_WHAT THIS TASK INVOLVES_. Each line of the material must be repeated precisely, with the pictures left out.

▼▼▼

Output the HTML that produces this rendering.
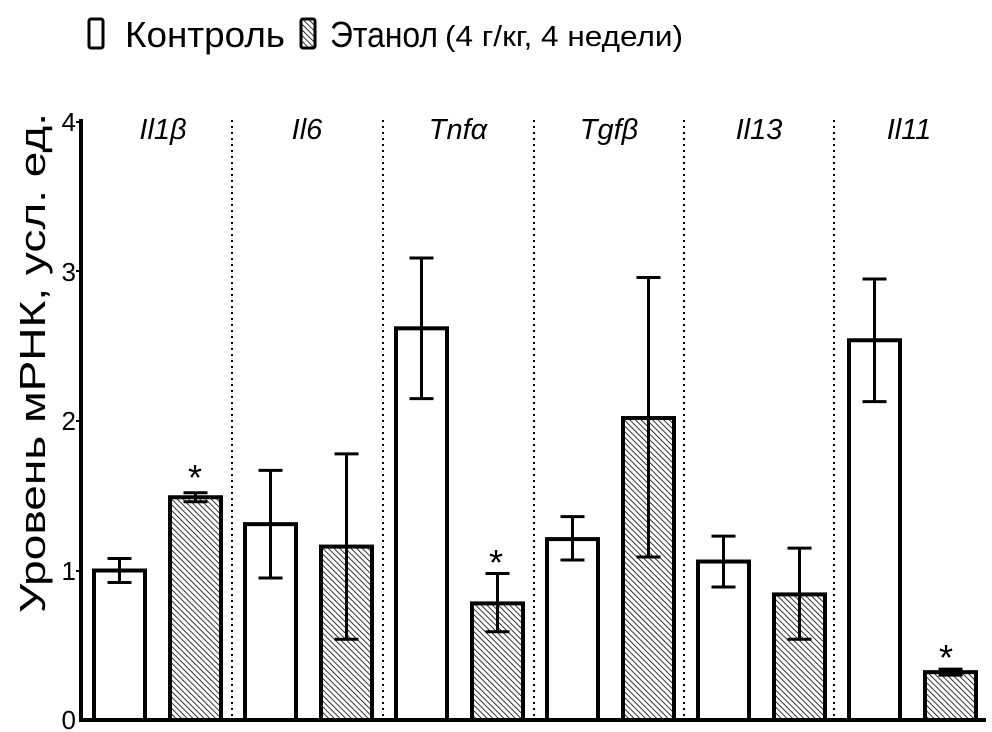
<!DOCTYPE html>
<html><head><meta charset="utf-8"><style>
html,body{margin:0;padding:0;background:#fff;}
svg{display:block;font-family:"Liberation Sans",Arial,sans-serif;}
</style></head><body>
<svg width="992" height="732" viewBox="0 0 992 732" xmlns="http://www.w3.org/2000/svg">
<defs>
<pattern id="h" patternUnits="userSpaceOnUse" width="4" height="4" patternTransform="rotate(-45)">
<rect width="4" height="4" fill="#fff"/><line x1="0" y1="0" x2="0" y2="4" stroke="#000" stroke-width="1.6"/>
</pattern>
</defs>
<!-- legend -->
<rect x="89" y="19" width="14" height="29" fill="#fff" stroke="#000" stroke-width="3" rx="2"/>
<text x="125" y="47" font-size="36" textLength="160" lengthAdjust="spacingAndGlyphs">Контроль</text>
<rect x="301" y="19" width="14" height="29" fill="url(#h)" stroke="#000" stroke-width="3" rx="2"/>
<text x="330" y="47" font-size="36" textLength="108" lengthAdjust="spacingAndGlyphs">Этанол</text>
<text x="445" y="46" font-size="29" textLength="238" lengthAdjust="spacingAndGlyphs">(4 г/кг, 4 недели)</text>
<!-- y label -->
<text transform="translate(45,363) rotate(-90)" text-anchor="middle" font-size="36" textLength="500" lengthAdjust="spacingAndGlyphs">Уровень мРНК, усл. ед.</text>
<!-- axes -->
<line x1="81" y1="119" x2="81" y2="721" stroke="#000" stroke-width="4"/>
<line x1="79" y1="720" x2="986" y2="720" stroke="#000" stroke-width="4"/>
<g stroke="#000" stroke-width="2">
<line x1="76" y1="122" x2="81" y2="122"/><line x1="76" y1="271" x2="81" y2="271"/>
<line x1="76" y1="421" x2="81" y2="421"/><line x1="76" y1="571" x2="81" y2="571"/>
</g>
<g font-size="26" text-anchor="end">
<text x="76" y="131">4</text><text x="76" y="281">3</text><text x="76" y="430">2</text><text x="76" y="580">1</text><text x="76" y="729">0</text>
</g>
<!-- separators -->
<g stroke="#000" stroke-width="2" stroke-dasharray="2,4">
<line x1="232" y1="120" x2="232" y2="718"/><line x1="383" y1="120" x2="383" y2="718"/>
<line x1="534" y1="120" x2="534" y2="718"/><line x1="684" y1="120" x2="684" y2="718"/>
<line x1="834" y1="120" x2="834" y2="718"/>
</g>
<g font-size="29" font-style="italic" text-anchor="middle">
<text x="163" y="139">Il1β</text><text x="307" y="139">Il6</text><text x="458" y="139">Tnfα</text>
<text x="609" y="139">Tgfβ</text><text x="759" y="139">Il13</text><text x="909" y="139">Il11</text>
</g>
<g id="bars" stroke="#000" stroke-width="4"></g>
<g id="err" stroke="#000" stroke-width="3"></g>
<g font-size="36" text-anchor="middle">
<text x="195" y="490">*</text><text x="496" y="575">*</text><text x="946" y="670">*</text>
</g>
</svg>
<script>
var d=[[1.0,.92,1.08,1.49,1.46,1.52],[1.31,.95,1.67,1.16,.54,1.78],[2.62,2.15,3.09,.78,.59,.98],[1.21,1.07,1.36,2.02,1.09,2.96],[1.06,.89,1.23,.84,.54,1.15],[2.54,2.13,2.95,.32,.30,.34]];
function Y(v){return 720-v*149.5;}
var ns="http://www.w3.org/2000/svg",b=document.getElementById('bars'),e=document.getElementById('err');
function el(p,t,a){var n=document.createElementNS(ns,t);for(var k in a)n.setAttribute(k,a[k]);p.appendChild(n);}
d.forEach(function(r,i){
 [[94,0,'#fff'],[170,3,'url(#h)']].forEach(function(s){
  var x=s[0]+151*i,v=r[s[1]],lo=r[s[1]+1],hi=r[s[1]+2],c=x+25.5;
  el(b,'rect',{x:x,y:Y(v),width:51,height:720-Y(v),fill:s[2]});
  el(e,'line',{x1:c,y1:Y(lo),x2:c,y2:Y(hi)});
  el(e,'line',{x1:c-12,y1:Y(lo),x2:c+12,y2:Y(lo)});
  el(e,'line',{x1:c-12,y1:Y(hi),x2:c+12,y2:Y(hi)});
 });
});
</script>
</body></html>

▲▲▲

_REPLY TO THE TASK_.
Output the HTML that produces this rendering.
<!DOCTYPE html>
<html><head><meta charset="utf-8"><style>
html,body{margin:0;padding:0;background:#fff;}
svg{display:block;font-family:"Liberation Sans",Arial,sans-serif;}
</style></head><body>
<svg width="992" height="732" viewBox="0 0 992 732" xmlns="http://www.w3.org/2000/svg">
<defs>
<pattern id="h" patternUnits="userSpaceOnUse" width="4" height="4" patternTransform="rotate(-45)">
<rect width="4" height="4" fill="#fff"/><line x1="0" y1="0" x2="0" y2="4" stroke="#000" stroke-width="1.6"/>
</pattern>
</defs>
<!-- legend -->
<rect x="89" y="19" width="14" height="29" fill="#fff" stroke="#000" stroke-width="3" rx="2"/>
<text x="125" y="47" font-size="36" textLength="160" lengthAdjust="spacingAndGlyphs">Контроль</text>
<rect x="301" y="19" width="14" height="29" fill="url(#h)" stroke="#000" stroke-width="3" rx="2"/>
<text x="330" y="47" font-size="36" textLength="108" lengthAdjust="spacingAndGlyphs">Этанол</text>
<text x="445" y="46" font-size="29" textLength="238" lengthAdjust="spacingAndGlyphs">(4 г/кг, 4 недели)</text>
<!-- y label -->
<text transform="translate(45,363) rotate(-90)" text-anchor="middle" font-size="36" textLength="500" lengthAdjust="spacingAndGlyphs">Уровень мРНК, усл. ед.</text>
<!-- axes -->
<line x1="81" y1="119" x2="81" y2="721" stroke="#000" stroke-width="4"/>
<line x1="79" y1="720" x2="986" y2="720" stroke="#000" stroke-width="4"/>
<g stroke="#000" stroke-width="2">
<line x1="76" y1="122" x2="81" y2="122"/><line x1="76" y1="271" x2="81" y2="271"/>
<line x1="76" y1="421" x2="81" y2="421"/><line x1="76" y1="571" x2="81" y2="571"/>
</g>
<g font-size="26" text-anchor="end">
<text x="76" y="131">4</text><text x="76" y="281">3</text><text x="76" y="430">2</text><text x="76" y="580">1</text><text x="76" y="729">0</text>
</g>
<!-- separators -->
<g stroke="#000" stroke-width="2" stroke-dasharray="2,4">
<line x1="232" y1="120" x2="232" y2="718"/><line x1="383" y1="120" x2="383" y2="718"/>
<line x1="534" y1="120" x2="534" y2="718"/><line x1="684" y1="120" x2="684" y2="718"/>
<line x1="834" y1="120" x2="834" y2="718"/>
</g>
<g font-size="29" font-style="italic" text-anchor="middle">
<text x="163" y="139">Il1β</text><text x="307" y="139">Il6</text><text x="458" y="139">Tnfα</text>
<text x="609" y="139">Tgfβ</text><text x="759" y="139">Il13</text><text x="909" y="139">Il11</text>
</g>
<g id="bars" stroke="#000" stroke-width="4"></g>
<g id="err" stroke="#000" stroke-width="3"></g>
<g font-size="36" text-anchor="middle">
<text x="195" y="490">*</text><text x="496" y="575">*</text><text x="946" y="670">*</text>
</g>
</svg>
<script>
var d=[[1.0,.92,1.08,1.49,1.46,1.52],[1.31,.95,1.67,1.16,.54,1.78],[2.62,2.15,3.09,.78,.59,.98],[1.21,1.07,1.36,2.02,1.09,2.96],[1.06,.89,1.23,.84,.54,1.15],[2.54,2.13,2.95,.32,.30,.34]];
function Y(v){return 720-v*149.5;}
var ns="http://www.w3.org/2000/svg",b=document.getElementById('bars'),e=document.getElementById('err');
function el(p,t,a){var n=document.createElementNS(ns,t);for(var k in a)n.setAttribute(k,a[k]);p.appendChild(n);}
d.forEach(function(r,i){
 [[94,0,'#fff'],[170,3,'url(#h)']].forEach(function(s){
  var x=s[0]+151*i,v=r[s[1]],lo=r[s[1]+1],hi=r[s[1]+2],c=x+25.5;
  el(b,'rect',{x:x,y:Y(v),width:51,height:720-Y(v),fill:s[2]});
  el(e,'line',{x1:c,y1:Y(lo),x2:c,y2:Y(hi)});
  el(e,'line',{x1:c-12,y1:Y(lo),x2:c+12,y2:Y(lo)});
  el(e,'line',{x1:c-12,y1:Y(hi),x2:c+12,y2:Y(hi)});
 });
});
</script>
</body></html>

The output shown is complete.